メタンは、有機物が、酸素の不足している状態で、腐敗、発酵するときに発生すると考えられています。自然の湿地、水田、家畜の腸内発酵、あるいは糞尿や堆肥の処理過程などから発生しています。天然ガスの主成分はメタンですので、天然ガスの採掘からもメタンが大量に発生します。最近、アラスカやシベリアで、ツンドラ地帯が一部解けはじめて問題となっています。将来、地球温暖化が進んで、ツンドラ地帯の永久凍上が解けて、そのなかに固定されているメタンが大量に大気中に放出される危険も指摘されています。

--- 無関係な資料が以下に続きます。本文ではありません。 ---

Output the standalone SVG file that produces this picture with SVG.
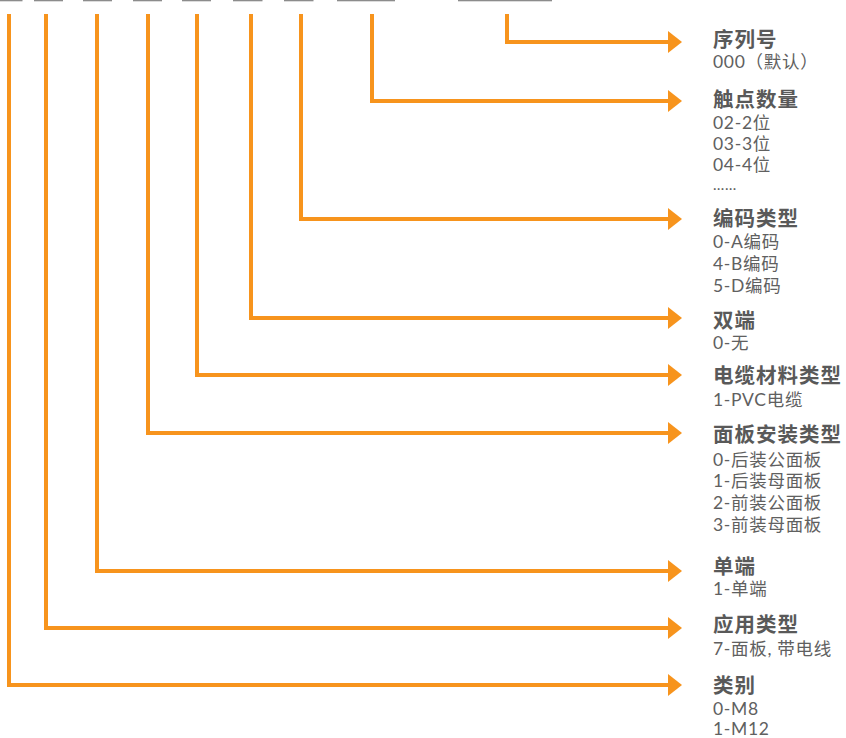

亜酸化窒素は、大気中の濃度は現在三一〇ppbで、毎年〇・二%ないし〇・三%の割合でふえています。一ppbというのは、大気十億分子のうち、一分子だけ含まれていることをあら わします。三一〇ppbというのは、大気十億分のうち、亜酸化窒素が一○分子含まれていることを意味するわけで、いかに微量しか存在していないかわかると思います。亜酸化窒素の温暖化効果は大きく、二酸化炭素の二三〇倍程度で、また大気中の寿命も一五〇年とながく、全体の温暖化のほぼ六%の要因となっていると考えられます。

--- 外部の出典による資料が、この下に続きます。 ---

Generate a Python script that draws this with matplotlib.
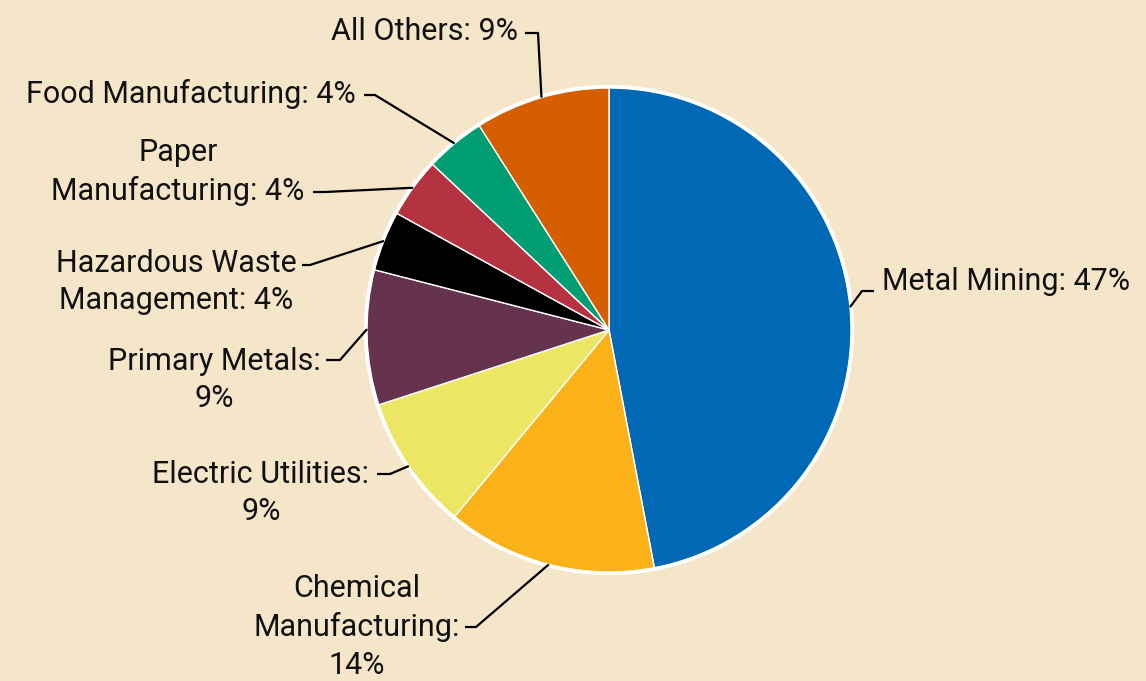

亜酸化窒素は、海洋、森林の土壌などから自然に放出されていますが、化石燃料バイオマスの燃焼、開墾、肥料などによっても放出されます。フロンガスは、一九三〇年代にはじめて人工的につくりだされた化学物質で、それまでは自然界には存在しなかったものです。フロンガスは、人体に対する毒性が低く、科学的にも安定していて、さまざまな長所をもった化学物質です。フロンガスの合成に成功したとき、奇跡の物質といわれたものです。冷蔵庫、クーラーの冷媒、スプレー、半導体の洗浄など多方面で利用されてきました。

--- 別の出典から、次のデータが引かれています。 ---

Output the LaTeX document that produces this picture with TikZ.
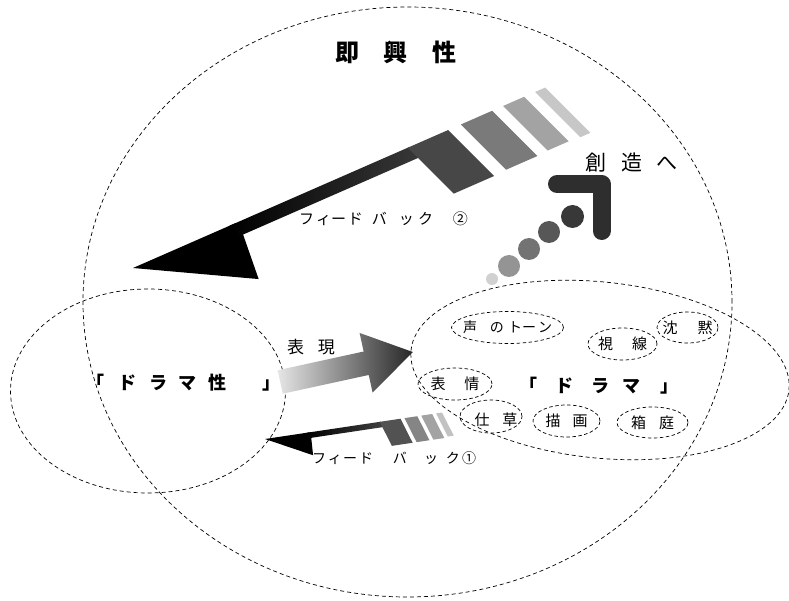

フロンガスには多くの種類がありますが、代表的なものはCFC‐12とCFC‐11です。大気中の濃度はそれぞれ三九三ppt、二二六pptです。一pptというのは、大気一兆分子のうち一分子含まれていることを意味しますから、フロンガスはほんの微量しか大気中に含まれていないわけです。しかし、フロンガスの温暖化効果は、二酸化炭素の数十倍から一万倍で、しかも大気中の寿命が一〇〇年をこえるといわれています。

その上に、フロンガスは、オゾン層を破壊するという危険な性質をもっていることがわかってきました。もともと地球上で生物が生きてゆくことができるのは、オゾン層が、太陽からの紫外線をほぼ完全に吸収して、地表に到達しないようにしているからです。フロンガスによるオゾン層の破壊はすでに現実のものとなっていて、アメリカなどでは白色人種の間で、紫外線の放射能による皮膚ガンの発生率が高くなってきています。最近の研究では、オゾン層が一%減少すると、毎年五万人の患者が発生すると推定されています。